Given instruction: Leave the pictures out and retype the lines from the beginning through the line with "hours = list(range(0, 145))", both ends included.

Information supplied:

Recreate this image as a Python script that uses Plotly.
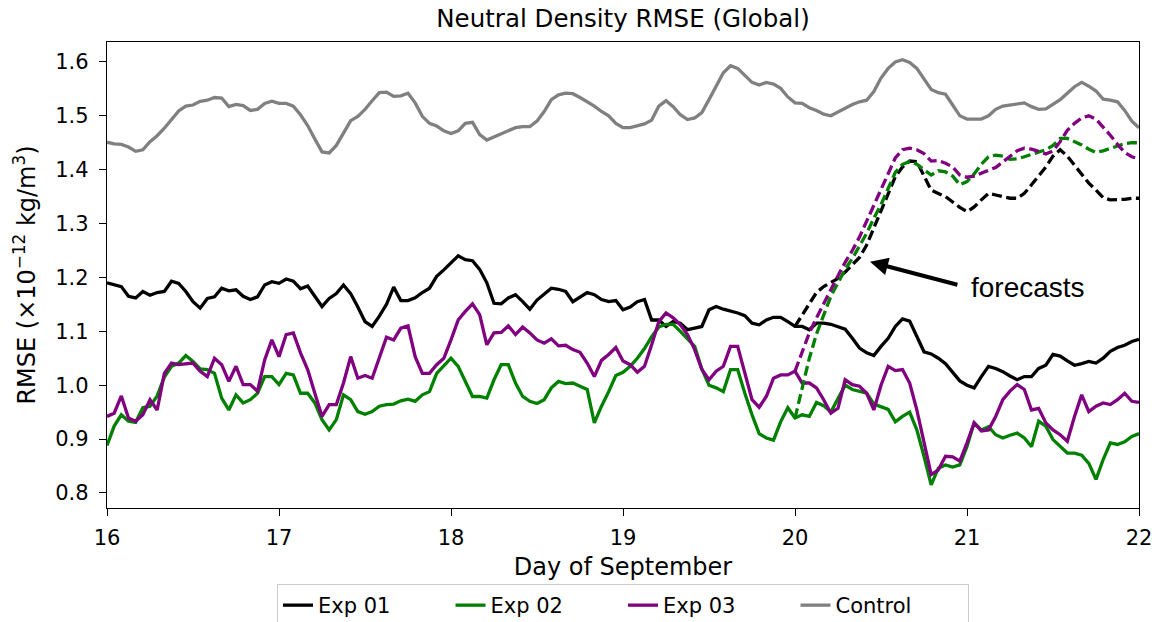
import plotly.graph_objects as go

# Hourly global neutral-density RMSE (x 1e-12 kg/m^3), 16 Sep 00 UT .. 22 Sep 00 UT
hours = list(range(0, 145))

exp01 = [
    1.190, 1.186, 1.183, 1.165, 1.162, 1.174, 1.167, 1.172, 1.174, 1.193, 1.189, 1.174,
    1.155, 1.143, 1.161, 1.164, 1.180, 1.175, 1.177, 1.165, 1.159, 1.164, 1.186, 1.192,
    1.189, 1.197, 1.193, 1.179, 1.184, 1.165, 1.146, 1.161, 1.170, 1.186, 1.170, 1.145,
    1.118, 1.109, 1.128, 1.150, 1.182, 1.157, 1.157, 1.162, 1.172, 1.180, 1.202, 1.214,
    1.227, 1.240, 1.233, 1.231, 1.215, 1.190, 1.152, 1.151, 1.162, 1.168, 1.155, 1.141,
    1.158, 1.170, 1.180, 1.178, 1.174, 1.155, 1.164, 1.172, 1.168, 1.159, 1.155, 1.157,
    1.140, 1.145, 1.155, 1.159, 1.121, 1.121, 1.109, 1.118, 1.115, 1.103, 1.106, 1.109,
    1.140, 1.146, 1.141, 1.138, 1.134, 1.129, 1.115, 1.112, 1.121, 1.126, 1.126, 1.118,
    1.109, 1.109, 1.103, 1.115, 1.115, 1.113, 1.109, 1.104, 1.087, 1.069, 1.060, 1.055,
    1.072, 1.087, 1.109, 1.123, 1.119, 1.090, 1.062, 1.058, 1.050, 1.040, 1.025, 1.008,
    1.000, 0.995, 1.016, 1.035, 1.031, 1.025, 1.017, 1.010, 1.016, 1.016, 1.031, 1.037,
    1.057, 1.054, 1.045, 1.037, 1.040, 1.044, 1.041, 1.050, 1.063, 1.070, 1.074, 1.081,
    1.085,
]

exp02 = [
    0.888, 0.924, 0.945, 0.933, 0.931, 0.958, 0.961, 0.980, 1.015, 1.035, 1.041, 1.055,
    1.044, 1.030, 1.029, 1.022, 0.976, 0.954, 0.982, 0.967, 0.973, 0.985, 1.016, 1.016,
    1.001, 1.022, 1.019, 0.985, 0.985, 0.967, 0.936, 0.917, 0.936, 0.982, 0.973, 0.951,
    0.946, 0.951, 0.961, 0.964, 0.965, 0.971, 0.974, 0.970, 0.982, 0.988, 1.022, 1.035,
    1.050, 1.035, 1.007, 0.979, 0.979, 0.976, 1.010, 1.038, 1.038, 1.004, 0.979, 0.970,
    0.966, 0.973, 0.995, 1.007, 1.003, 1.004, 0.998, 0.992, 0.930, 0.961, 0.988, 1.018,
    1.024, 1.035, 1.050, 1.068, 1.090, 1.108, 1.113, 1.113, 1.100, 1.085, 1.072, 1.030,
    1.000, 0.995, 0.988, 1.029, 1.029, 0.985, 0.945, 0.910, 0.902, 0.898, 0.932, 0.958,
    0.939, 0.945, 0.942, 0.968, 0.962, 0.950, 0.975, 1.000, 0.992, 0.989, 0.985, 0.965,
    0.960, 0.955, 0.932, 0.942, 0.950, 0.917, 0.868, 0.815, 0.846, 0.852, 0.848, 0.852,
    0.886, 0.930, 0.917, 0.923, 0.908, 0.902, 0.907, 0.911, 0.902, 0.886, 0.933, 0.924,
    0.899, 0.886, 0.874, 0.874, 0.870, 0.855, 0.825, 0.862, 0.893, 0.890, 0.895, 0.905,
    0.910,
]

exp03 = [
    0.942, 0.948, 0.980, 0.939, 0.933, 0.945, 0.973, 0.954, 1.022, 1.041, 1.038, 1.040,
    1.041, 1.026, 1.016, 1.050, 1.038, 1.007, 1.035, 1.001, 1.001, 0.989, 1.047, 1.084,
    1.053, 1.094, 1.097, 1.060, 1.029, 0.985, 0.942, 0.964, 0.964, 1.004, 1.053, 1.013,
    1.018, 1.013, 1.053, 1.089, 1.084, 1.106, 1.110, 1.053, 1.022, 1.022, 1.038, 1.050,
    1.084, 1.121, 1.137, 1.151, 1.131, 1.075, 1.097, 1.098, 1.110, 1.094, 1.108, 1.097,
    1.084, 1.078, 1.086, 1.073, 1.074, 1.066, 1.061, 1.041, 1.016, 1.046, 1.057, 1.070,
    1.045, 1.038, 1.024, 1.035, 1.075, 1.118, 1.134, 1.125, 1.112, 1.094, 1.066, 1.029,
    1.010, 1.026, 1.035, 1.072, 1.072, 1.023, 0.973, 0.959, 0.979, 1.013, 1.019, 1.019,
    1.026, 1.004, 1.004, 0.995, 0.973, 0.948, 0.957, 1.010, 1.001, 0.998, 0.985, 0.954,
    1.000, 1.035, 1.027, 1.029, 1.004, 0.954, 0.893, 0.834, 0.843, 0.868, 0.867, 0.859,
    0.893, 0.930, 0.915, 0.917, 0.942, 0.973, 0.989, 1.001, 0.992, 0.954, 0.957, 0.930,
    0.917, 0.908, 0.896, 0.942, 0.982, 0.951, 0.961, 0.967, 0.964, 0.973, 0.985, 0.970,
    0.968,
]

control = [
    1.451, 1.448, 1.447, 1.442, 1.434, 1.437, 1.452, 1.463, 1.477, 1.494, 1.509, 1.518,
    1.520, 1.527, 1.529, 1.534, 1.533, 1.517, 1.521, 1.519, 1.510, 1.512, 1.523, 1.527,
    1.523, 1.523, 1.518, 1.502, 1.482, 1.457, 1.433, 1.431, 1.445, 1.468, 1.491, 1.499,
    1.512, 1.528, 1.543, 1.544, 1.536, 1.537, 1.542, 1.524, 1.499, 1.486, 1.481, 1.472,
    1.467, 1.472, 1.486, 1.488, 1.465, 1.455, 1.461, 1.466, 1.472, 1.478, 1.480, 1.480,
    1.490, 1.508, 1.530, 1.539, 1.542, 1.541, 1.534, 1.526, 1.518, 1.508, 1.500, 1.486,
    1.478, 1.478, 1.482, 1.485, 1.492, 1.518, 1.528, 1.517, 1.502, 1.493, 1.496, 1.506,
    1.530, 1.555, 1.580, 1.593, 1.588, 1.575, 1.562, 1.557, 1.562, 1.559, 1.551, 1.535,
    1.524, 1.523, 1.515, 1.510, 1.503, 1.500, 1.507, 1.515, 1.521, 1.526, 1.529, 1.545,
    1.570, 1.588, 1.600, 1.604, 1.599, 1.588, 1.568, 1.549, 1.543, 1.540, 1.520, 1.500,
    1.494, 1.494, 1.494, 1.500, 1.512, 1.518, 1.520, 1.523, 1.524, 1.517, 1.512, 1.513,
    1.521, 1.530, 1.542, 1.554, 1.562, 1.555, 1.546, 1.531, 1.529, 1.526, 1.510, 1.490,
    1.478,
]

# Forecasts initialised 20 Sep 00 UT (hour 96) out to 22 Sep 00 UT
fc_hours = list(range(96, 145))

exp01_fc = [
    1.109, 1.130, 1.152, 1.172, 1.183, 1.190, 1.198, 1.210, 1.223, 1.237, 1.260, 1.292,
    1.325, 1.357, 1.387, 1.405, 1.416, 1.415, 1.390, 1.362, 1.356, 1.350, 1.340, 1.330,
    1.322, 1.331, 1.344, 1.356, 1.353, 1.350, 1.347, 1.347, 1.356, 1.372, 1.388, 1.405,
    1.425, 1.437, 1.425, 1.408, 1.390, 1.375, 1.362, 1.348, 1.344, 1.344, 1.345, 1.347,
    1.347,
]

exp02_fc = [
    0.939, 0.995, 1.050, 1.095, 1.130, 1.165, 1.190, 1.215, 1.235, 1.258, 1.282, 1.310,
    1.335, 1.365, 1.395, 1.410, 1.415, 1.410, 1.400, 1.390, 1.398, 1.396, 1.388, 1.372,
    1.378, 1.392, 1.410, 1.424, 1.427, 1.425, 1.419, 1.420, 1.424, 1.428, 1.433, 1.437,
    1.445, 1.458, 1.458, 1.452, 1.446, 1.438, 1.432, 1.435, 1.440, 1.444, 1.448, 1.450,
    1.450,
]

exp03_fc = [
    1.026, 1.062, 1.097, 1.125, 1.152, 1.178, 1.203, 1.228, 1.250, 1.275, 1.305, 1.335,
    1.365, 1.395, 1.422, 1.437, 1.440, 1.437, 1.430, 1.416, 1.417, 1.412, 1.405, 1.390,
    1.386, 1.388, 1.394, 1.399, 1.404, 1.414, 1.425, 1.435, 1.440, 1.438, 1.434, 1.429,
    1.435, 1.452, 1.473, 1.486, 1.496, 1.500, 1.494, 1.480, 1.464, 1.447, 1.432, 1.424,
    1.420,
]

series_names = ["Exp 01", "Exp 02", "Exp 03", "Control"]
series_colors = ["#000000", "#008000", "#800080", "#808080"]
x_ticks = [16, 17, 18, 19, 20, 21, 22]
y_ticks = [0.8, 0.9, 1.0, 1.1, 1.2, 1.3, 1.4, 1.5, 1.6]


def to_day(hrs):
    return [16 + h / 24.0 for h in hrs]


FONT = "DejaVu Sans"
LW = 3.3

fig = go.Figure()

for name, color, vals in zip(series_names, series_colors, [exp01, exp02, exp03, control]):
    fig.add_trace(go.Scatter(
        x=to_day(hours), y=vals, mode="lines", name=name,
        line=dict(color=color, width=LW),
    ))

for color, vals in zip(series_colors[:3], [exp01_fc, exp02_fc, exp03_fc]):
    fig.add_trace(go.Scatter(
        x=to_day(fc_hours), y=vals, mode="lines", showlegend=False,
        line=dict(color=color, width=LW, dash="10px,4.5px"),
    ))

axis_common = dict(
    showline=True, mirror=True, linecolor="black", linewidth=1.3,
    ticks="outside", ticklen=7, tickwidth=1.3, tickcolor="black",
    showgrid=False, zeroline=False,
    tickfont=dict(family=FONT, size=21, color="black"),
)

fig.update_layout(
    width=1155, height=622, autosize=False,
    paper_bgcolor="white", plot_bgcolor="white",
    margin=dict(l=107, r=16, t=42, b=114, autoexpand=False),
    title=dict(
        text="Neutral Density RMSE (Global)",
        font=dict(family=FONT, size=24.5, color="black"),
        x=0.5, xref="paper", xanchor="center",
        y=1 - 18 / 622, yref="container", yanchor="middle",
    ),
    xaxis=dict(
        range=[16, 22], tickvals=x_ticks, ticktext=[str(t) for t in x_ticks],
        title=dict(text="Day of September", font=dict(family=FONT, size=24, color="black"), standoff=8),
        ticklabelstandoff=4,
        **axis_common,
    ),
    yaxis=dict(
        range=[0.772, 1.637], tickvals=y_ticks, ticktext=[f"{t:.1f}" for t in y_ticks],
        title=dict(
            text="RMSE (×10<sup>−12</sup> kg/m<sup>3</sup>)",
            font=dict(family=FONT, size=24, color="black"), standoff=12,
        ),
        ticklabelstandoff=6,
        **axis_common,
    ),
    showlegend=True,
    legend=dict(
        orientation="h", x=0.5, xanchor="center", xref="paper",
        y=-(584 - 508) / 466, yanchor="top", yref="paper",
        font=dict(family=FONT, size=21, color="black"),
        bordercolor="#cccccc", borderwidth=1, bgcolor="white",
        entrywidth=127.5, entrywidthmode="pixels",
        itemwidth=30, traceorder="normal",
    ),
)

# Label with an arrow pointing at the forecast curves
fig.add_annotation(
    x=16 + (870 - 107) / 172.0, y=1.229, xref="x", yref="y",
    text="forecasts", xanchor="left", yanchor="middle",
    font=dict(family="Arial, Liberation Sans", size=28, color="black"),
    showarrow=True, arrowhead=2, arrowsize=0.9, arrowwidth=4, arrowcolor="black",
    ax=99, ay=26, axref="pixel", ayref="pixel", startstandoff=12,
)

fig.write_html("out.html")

Solution to the problem:
Recreate this image as a Python script that uses Plotly.
import plotly.graph_objects as go

# Hourly global neutral-density RMSE (x 1e-12 kg/m^3), 16 Sep 00 UT .. 22 Sep 00 UT
hours = list(range(0, 145))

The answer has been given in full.